§ EXERCISE REQUIREMENTS:
Check every line of the material below for the string "image", and return the ones that have it.

§ TASK MATERIAL:
[Start]
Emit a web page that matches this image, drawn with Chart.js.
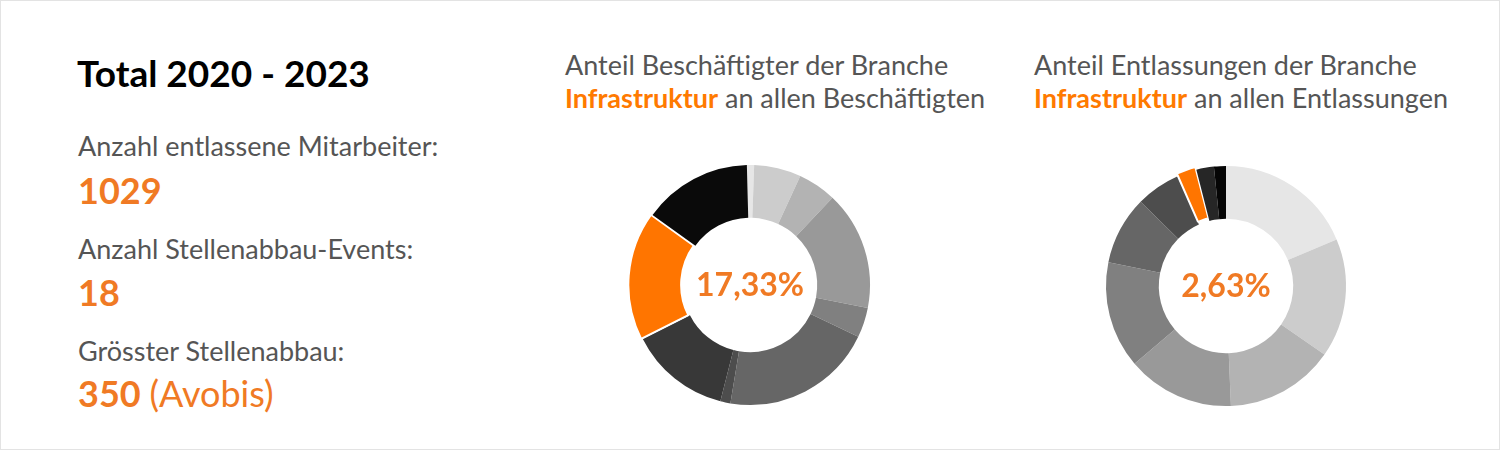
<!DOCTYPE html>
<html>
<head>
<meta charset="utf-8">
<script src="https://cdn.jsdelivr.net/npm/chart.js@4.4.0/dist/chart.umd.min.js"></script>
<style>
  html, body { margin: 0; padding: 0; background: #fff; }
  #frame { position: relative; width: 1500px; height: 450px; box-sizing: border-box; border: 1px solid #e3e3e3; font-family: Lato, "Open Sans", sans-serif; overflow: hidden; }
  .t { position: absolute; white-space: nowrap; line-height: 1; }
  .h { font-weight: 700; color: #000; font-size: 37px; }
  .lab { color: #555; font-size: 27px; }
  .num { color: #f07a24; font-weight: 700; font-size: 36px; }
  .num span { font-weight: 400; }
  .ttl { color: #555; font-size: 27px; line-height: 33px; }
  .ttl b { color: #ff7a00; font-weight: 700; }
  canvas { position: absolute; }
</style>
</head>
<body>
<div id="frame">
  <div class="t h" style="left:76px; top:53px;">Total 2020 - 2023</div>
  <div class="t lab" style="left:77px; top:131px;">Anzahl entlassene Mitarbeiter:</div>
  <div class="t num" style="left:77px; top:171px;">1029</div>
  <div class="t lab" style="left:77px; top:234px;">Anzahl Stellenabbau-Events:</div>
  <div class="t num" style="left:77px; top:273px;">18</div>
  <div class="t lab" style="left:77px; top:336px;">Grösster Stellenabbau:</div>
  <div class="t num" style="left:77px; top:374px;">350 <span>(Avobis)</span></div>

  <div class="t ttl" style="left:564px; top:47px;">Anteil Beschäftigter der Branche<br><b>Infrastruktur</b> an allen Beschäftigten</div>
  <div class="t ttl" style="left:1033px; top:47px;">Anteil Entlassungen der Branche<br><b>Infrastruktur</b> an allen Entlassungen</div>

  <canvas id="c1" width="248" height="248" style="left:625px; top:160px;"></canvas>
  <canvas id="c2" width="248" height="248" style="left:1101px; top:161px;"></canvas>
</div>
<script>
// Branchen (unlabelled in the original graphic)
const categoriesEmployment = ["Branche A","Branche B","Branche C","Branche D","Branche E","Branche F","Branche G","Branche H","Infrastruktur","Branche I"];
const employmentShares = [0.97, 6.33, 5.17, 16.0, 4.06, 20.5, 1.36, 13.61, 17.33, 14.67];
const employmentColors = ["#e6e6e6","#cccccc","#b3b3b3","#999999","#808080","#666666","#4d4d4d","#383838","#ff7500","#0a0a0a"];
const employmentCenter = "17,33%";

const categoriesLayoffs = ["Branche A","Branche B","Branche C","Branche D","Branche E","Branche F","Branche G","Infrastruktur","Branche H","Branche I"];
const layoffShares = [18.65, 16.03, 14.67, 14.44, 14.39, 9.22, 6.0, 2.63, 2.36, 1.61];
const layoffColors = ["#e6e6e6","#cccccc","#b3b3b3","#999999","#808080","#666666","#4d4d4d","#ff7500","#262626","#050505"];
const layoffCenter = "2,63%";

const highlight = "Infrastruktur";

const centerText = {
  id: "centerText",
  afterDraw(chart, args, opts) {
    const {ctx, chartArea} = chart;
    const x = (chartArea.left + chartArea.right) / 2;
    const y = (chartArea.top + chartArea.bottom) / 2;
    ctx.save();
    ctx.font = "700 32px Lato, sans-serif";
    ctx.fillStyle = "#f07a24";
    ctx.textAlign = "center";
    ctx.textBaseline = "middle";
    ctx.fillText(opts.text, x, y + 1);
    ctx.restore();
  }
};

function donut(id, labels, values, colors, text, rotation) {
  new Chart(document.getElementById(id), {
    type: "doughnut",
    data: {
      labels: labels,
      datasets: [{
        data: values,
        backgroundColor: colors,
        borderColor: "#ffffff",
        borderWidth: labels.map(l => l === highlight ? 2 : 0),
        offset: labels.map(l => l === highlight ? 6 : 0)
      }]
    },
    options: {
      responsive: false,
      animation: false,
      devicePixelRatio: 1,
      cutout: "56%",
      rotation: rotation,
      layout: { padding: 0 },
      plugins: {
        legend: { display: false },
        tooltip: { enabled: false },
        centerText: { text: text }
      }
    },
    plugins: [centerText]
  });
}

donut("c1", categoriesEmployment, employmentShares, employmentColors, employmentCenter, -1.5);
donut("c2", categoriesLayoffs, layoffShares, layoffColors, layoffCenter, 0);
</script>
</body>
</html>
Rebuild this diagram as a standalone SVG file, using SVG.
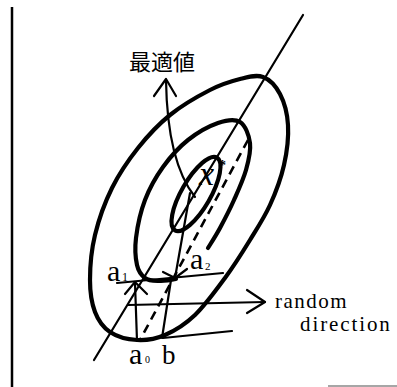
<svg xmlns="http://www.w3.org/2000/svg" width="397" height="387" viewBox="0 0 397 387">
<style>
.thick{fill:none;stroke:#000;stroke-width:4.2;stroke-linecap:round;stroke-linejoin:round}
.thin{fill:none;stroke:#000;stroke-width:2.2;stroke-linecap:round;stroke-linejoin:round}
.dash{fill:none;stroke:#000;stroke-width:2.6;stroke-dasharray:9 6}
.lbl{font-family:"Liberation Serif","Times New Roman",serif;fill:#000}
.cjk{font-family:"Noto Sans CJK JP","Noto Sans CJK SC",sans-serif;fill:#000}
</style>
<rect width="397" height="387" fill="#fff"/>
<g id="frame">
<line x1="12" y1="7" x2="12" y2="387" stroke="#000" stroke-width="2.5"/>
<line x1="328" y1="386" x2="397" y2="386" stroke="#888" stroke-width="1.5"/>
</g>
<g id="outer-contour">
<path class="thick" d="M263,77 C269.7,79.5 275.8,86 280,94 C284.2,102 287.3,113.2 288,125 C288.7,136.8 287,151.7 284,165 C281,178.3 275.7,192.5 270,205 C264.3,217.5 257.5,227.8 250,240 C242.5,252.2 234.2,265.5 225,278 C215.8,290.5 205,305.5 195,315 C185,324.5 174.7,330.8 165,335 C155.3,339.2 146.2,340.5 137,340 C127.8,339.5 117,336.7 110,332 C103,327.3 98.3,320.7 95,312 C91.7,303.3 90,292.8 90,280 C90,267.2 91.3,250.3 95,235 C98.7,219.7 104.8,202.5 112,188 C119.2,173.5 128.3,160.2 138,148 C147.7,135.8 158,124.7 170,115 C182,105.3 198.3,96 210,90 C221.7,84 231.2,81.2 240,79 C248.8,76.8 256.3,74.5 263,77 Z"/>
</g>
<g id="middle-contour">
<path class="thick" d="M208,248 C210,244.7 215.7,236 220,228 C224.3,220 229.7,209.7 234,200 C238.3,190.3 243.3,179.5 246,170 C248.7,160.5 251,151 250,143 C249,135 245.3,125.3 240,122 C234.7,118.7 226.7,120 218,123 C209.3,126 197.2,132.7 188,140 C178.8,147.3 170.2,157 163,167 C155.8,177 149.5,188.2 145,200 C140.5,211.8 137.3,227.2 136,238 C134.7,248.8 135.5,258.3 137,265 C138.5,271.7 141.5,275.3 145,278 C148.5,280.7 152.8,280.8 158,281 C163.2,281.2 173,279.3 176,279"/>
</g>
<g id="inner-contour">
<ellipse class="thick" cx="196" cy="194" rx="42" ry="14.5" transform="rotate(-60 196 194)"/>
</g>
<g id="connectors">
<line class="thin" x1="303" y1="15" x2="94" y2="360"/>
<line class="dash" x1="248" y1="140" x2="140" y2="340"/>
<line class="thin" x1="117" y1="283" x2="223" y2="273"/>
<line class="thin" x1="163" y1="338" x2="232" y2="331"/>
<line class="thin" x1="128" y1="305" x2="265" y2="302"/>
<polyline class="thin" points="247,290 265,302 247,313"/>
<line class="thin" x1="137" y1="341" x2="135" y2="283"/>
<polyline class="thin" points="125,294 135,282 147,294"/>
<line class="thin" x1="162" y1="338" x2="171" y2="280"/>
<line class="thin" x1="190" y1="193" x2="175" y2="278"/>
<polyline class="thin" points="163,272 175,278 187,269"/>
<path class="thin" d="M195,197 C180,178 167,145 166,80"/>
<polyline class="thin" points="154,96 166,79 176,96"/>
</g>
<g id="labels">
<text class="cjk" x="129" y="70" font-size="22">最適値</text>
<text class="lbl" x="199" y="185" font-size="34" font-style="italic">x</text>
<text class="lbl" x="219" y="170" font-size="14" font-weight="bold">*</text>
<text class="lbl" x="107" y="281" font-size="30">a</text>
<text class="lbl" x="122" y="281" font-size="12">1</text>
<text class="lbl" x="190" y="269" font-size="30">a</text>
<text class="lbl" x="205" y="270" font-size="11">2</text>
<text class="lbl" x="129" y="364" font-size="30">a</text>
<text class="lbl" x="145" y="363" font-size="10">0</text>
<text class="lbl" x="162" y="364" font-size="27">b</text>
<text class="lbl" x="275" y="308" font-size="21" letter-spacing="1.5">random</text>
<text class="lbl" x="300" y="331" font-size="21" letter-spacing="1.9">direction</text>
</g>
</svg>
[End]
[Start]
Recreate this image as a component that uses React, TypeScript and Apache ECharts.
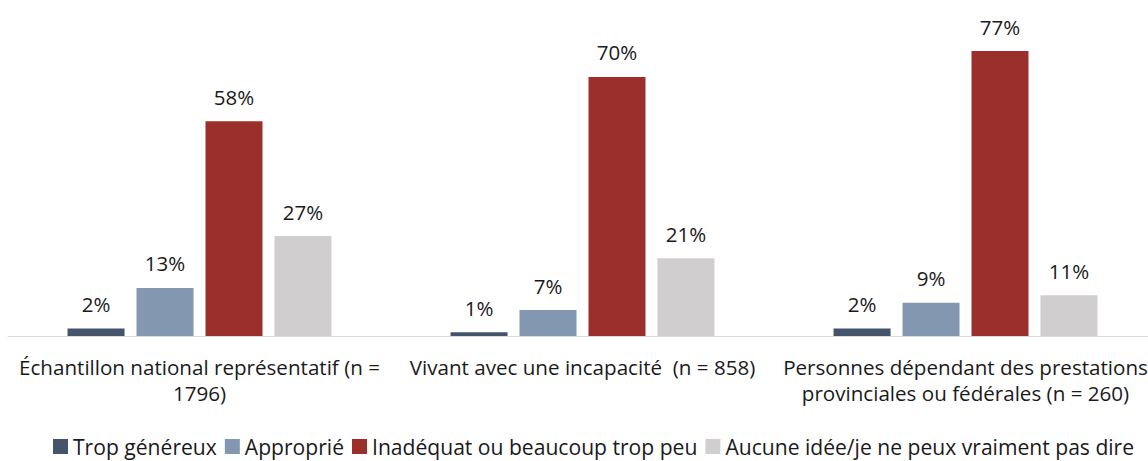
[End]
§ RESULT OF THIS TASK:
Emit a web page that matches this image, drawn with Chart.js.
Recreate this image as a component that uses React, TypeScript and Apache ECharts.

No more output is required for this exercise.